### PROBLEM TO WORK ON
Repeat every line of the data exactly, but not the pictures.

__________________________________________________

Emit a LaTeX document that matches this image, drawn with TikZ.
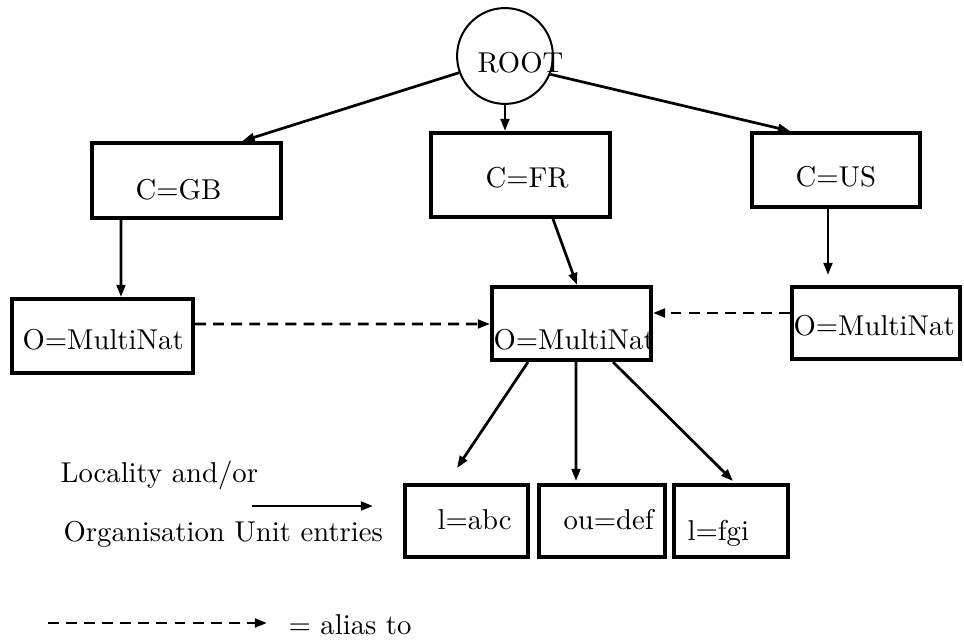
\documentclass[tikz,border=0pt]{standalone}
\usetikzlibrary{arrows.meta,calc}
\begin{document}
\begin{tikzpicture}[x=0.3484pt,y=-0.3484pt,
  box/.style={draw,line width=1.4pt,inner sep=0pt},
  lbl/.style={inner sep=0pt,anchor=base west},
  arr/.style={line width=0.95pt,-{Triangle[length=4.2pt,width=3pt]}},
  alias/.style={arr,dash pattern=on 3.8pt off 2.5pt}]
\useasboundingbox (0,0) rectangle (964,641);
% nodes
\node[draw,circle,line width=0.7pt,minimum size=33.4pt,inner sep=0pt] (root) at (505,56) {};
\node[box,minimum width=189*0.3484pt,minimum height=75*0.3484pt] (gb) at (186.5,180.5) {};
\node[box,minimum width=179*0.3484pt,minimum height=84*0.3484pt] (fr) at (520.5,175) {};
\node[box,minimum width=168*0.3484pt,minimum height=74*0.3484pt] (us) at (836,170) {};
\node[box,minimum width=181*0.3484pt,minimum height=74*0.3484pt] (ol) at (102.5,336) {};
\node[box,minimum width=159*0.3484pt,minimum height=73*0.3484pt] (om) at (571.5,323.5) {};
\node[box,minimum width=168*0.3484pt,minimum height=72*0.3484pt] (or) at (876,323) {};
\node[box,minimum width=123*0.3484pt,minimum height=72*0.3484pt] (abc) at (466.5,521) {};
\node[box,minimum width=126*0.3484pt,minimum height=72*0.3484pt] (def) at (602,521) {};
\node[box,minimum width=114*0.3484pt,minimum height=72*0.3484pt] (fgi) at (731,521) {};
% labels
\node[lbl] (troot) at (477,73) {ROOT};
\node[lbl] (tgb) at (135,200) {C=GB};
\node[lbl] (tfr) at (485,188) {C=FR};
\node[lbl] (tus) at (795,187) {C=US};
\node[lbl] (tol) at (22,350) {O=MultiNat};
\node[lbl] (tom) at (493,350) {O=MultiNat};
\node[lbl] (tor) at (793,336) {O=MultiNat};
\node[lbl] (tabc) at (437,530) {l=abc};
\node[lbl] (tdef) at (563,530) {ou=def};
\node[lbl] (tfgi) at (687,541) {l=fgi};
\node[lbl] (tloc) at (60,483) {Locality and/or};
\node[lbl] (torg) at (63,542) {Organisation Unit entries};
\node[lbl] (talias) at (288,635) {= alias to};
% connectors
\draw[arr] (root.200) -- ($(gb.north)+(56,0)$);
\draw[arr] (root.south) -- (root.south |- fr.north);
\draw[arr] (root.338) -- ($(us.north)+(-46,0)$);
\draw[arr] ($(gb.south)+(-65.5,0)$) -- ($(ol.north)+(18.5,0)$);
\draw[arr] ($(fr.south)+(32.5,0)$) -- ($(om.north)+(5.5,0)$);
\draw[arr] ($(us.south)+(-8,0)$) -- ($(or.north)+(-48,-10)$);
\draw[alias] ($(ol.east)+(0,-12)$) -- ($(om.west)+(0,0.5)$);
\draw[alias] ($(or.west)+(0,-10)$) -- ($(om.east)+(0,-10.5)$);
\draw[arr] ($(om.south)+(-43.5,0)$) -- ($(abc.north)+(-9.5,-15)$);
\draw[arr] ($(om.south)+(4.5,0)$) -- ($(def.north)+(-26,-2)$);
\draw[arr] ($(om.south)+(41.5,0)$) -- ($(fgi.north)+(2,-2)$);
% legend
\coordinate (ls) at (252,506);
\coordinate (le) at (373,506);
\draw[arr] (ls) -- (le);
\coordinate (ds) at (48,623);
\coordinate (de) at (267,623);
\draw[alias] (ds) -- (de);
\end{tikzpicture}
\end{document}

__________________________________________________

### ANSWER TO THE TASK
Emit a LaTeX document that matches this image, drawn with TikZ.
\documentclass[tikz,border=0pt]{standalone}
\usetikzlibrary{arrows.meta,calc}
\begin{document}
\begin{tikzpicture}[x=0.3484pt,y=-0.3484pt,
  box/.style={draw,line width=1.4pt,inner sep=0pt},
  lbl/.style={inner sep=0pt,anchor=base west},
  arr/.style={line width=0.95pt,-{Triangle[length=4.2pt,width=3pt]}},
  alias/.style={arr,dash pattern=on 3.8pt off 2.5pt}]
\useasboundingbox (0,0) rectangle (964,641);
% nodes
\node[draw,circle,line width=0.7pt,minimum size=33.4pt,inner sep=0pt] (root) at (505,56) {};
\node[box,minimum width=189*0.3484pt,minimum height=75*0.3484pt] (gb) at (186.5,180.5) {};
\node[box,minimum width=179*0.3484pt,minimum height=84*0.3484pt] (fr) at (520.5,175) {};
\node[box,minimum width=168*0.3484pt,minimum height=74*0.3484pt] (us) at (836,170) {};
\node[box,minimum width=181*0.3484pt,minimum height=74*0.3484pt] (ol) at (102.5,336) {};
\node[box,minimum width=159*0.3484pt,minimum height=73*0.3484pt] (om) at (571.5,323.5) {};
\node[box,minimum width=168*0.3484pt,minimum height=72*0.3484pt] (or) at (876,323) {};
\node[box,minimum width=123*0.3484pt,minimum height=72*0.3484pt] (abc) at (466.5,521) {};
\node[box,minimum width=126*0.3484pt,minimum height=72*0.3484pt] (def) at (602,521) {};
\node[box,minimum width=114*0.3484pt,minimum height=72*0.3484pt] (fgi) at (731,521) {};
% labels
\node[lbl] (troot) at (477,73) {ROOT};
\node[lbl] (tgb) at (135,200) {C=GB};
\node[lbl] (tfr) at (485,188) {C=FR};
\node[lbl] (tus) at (795,187) {C=US};
\node[lbl] (tol) at (22,350) {O=MultiNat};
\node[lbl] (tom) at (493,350) {O=MultiNat};
\node[lbl] (tor) at (793,336) {O=MultiNat};
\node[lbl] (tabc) at (437,530) {l=abc};
\node[lbl] (tdef) at (563,530) {ou=def};
\node[lbl] (tfgi) at (687,541) {l=fgi};
\node[lbl] (tloc) at (60,483) {Locality and/or};
\node[lbl] (torg) at (63,542) {Organisation Unit entries};
\node[lbl] (talias) at (288,635) {= alias to};
% connectors
\draw[arr] (root.200) -- ($(gb.north)+(56,0)$);
\draw[arr] (root.south) -- (root.south |- fr.north);
\draw[arr] (root.338) -- ($(us.north)+(-46,0)$);
\draw[arr] ($(gb.south)+(-65.5,0)$) -- ($(ol.north)+(18.5,0)$);
\draw[arr] ($(fr.south)+(32.5,0)$) -- ($(om.north)+(5.5,0)$);
\draw[arr] ($(us.south)+(-8,0)$) -- ($(or.north)+(-48,-10)$);
\draw[alias] ($(ol.east)+(0,-12)$) -- ($(om.west)+(0,0.5)$);
\draw[alias] ($(or.west)+(0,-10)$) -- ($(om.east)+(0,-10.5)$);
\draw[arr] ($(om.south)+(-43.5,0)$) -- ($(abc.north)+(-9.5,-15)$);
\draw[arr] ($(om.south)+(4.5,0)$) -- ($(def.north)+(-26,-2)$);
\draw[arr] ($(om.south)+(41.5,0)$) -- ($(fgi.north)+(2,-2)$);
% legend
\coordinate (ls) at (252,506);
\coordinate (le) at (373,506);
\draw[arr] (ls) -- (le);
\coordinate (ds) at (48,623);
\coordinate (de) at (267,623);
\draw[alias] (ds) -- (de);
\end{tikzpicture}
\end{document}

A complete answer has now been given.